Reproduce the entries word for word, and omit any picture you find in them.

/---

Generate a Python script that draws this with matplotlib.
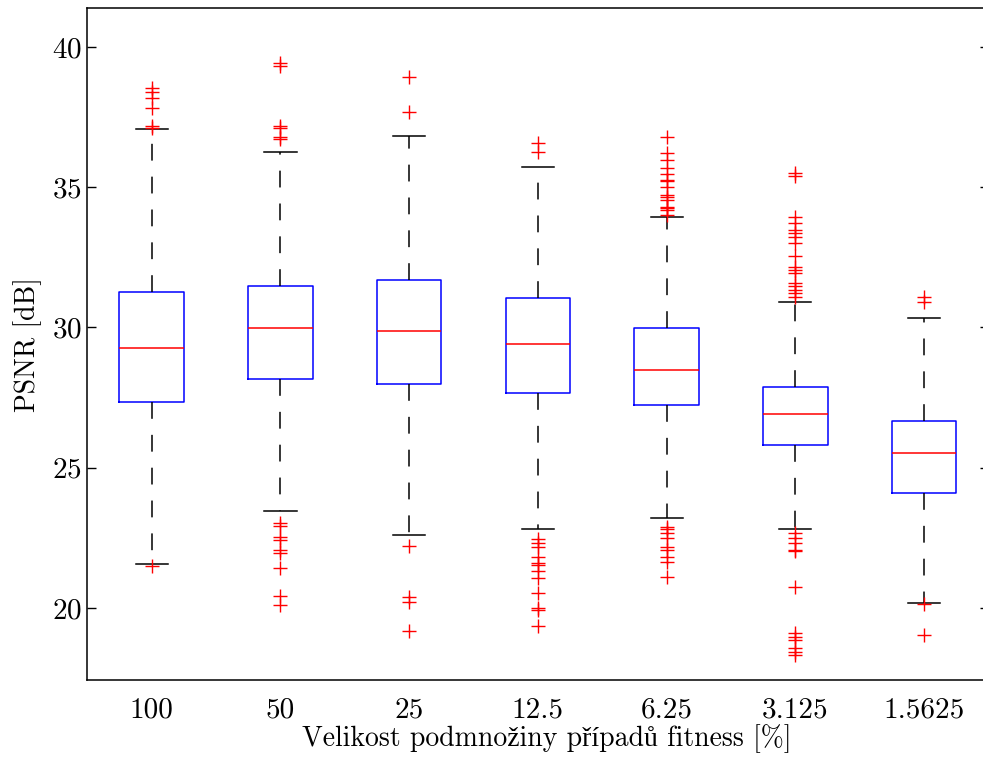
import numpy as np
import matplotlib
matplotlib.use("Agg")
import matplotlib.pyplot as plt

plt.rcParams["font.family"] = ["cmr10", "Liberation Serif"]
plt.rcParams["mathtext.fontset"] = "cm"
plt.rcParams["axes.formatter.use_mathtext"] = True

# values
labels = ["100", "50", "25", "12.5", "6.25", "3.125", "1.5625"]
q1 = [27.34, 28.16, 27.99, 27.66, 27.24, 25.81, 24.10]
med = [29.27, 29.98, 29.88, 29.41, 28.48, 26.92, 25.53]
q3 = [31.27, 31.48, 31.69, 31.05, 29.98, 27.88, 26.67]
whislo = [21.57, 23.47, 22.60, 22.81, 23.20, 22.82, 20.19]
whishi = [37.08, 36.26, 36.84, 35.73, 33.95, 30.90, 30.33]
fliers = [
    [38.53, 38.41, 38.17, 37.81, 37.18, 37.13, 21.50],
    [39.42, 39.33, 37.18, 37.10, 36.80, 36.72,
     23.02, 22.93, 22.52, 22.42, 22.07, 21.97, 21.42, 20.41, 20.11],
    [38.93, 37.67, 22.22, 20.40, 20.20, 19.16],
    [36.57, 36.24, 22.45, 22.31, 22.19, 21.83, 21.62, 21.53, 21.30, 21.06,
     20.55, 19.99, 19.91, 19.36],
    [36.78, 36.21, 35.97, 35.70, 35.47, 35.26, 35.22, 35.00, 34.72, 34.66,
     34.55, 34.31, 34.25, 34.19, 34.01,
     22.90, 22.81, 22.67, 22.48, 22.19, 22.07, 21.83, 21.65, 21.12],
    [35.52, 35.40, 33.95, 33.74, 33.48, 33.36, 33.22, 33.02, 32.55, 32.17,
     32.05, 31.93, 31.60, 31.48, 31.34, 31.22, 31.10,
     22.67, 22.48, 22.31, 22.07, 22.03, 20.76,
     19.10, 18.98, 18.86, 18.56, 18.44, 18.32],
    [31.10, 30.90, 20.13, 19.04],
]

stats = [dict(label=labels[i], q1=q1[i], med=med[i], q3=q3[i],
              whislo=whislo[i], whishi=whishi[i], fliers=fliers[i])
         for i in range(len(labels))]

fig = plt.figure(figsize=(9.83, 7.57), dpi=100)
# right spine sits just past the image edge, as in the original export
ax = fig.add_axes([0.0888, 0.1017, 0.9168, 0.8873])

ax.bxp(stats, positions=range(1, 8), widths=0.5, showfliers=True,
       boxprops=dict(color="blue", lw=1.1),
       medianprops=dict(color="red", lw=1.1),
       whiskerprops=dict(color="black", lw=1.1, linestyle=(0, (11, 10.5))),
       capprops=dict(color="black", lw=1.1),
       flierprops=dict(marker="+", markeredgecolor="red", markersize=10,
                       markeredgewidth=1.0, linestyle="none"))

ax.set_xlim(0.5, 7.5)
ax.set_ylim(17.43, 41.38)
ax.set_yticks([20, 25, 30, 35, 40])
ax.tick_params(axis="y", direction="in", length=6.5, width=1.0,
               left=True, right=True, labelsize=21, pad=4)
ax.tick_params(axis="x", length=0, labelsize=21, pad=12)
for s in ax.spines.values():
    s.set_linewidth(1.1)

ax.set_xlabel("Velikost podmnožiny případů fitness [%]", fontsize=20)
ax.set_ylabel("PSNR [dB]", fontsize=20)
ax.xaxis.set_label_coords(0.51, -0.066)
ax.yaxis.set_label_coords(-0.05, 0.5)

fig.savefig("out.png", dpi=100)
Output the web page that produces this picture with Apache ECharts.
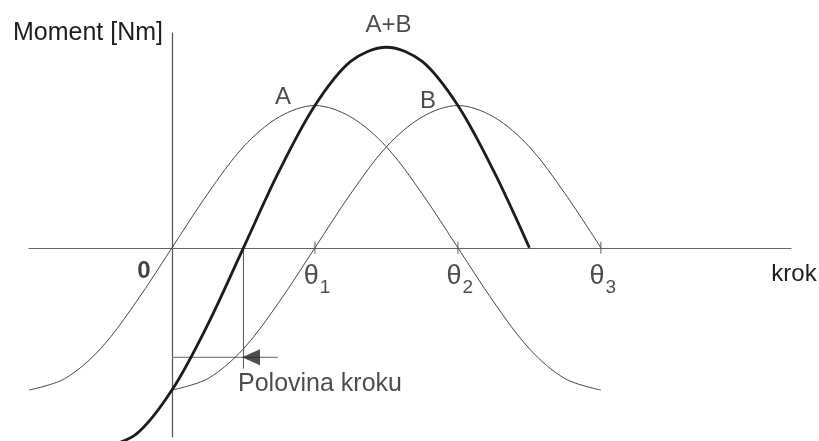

\---

▶ _Response for this exercise_
Generate a Python script that draws this with matplotlib.
import numpy as np
import matplotlib
matplotlib.use("Agg")
import matplotlib.pyplot as plt

plt.rcParams["font.family"] = ["cmr10", "Liberation Serif"]
plt.rcParams["mathtext.fontset"] = "cm"
plt.rcParams["axes.formatter.use_mathtext"] = True

# values
labels = ["100", "50", "25", "12.5", "6.25", "3.125", "1.5625"]
q1 = [27.34, 28.16, 27.99, 27.66, 27.24, 25.81, 24.10]
med = [29.27, 29.98, 29.88, 29.41, 28.48, 26.92, 25.53]
q3 = [31.27, 31.48, 31.69, 31.05, 29.98, 27.88, 26.67]
whislo = [21.57, 23.47, 22.60, 22.81, 23.20, 22.82, 20.19]
whishi = [37.08, 36.26, 36.84, 35.73, 33.95, 30.90, 30.33]
fliers = [
    [38.53, 38.41, 38.17, 37.81, 37.18, 37.13, 21.50],
    [39.42, 39.33, 37.18, 37.10, 36.80, 36.72,
     23.02, 22.93, 22.52, 22.42, 22.07, 21.97, 21.42, 20.41, 20.11],
    [38.93, 37.67, 22.22, 20.40, 20.20, 19.16],
    [36.57, 36.24, 22.45, 22.31, 22.19, 21.83, 21.62, 21.53, 21.30, 21.06,
     20.55, 19.99, 19.91, 19.36],
    [36.78, 36.21, 35.97, 35.70, 35.47, 35.26, 35.22, 35.00, 34.72, 34.66,
     34.55, 34.31, 34.25, 34.19, 34.01,
     22.90, 22.81, 22.67, 22.48, 22.19, 22.07, 21.83, 21.65, 21.12],
    [35.52, 35.40, 33.95, 33.74, 33.48, 33.36, 33.22, 33.02, 32.55, 32.17,
     32.05, 31.93, 31.60, 31.48, 31.34, 31.22, 31.10,
     22.67, 22.48, 22.31, 22.07, 22.03, 20.76,
     19.10, 18.98, 18.86, 18.56, 18.44, 18.32],
    [31.10, 30.90, 20.13, 19.04],
]

stats = [dict(label=labels[i], q1=q1[i], med=med[i], q3=q3[i],
              whislo=whislo[i], whishi=whishi[i], fliers=fliers[i])
         for i in range(len(labels))]

fig = plt.figure(figsize=(9.83, 7.57), dpi=100)
# right spine sits just past the image edge, as in the original export
ax = fig.add_axes([0.0888, 0.1017, 0.9168, 0.8873])

ax.bxp(stats, positions=range(1, 8), widths=0.5, showfliers=True,
       boxprops=dict(color="blue", lw=1.1),
       medianprops=dict(color="red", lw=1.1),
       whiskerprops=dict(color="black", lw=1.1, linestyle=(0, (11, 10.5))),
       capprops=dict(color="black", lw=1.1),
       flierprops=dict(marker="+", markeredgecolor="red", markersize=10,
                       markeredgewidth=1.0, linestyle="none"))

ax.set_xlim(0.5, 7.5)
ax.set_ylim(17.43, 41.38)
ax.set_yticks([20, 25, 30, 35, 40])
ax.tick_params(axis="y", direction="in", length=6.5, width=1.0,
               left=True, right=True, labelsize=21, pad=4)
ax.tick_params(axis="x", length=0, labelsize=21, pad=12)
for s in ax.spines.values():
    s.set_linewidth(1.1)

ax.set_xlabel("Velikost podmnožiny případů fitness [%]", fontsize=20)
ax.set_ylabel("PSNR [dB]", fontsize=20)
ax.xaxis.set_label_coords(0.51, -0.066)
ax.yaxis.set_label_coords(-0.05, 0.5)

fig.savefig("out.png", dpi=100)
Output the web page that produces this picture with Apache ECharts.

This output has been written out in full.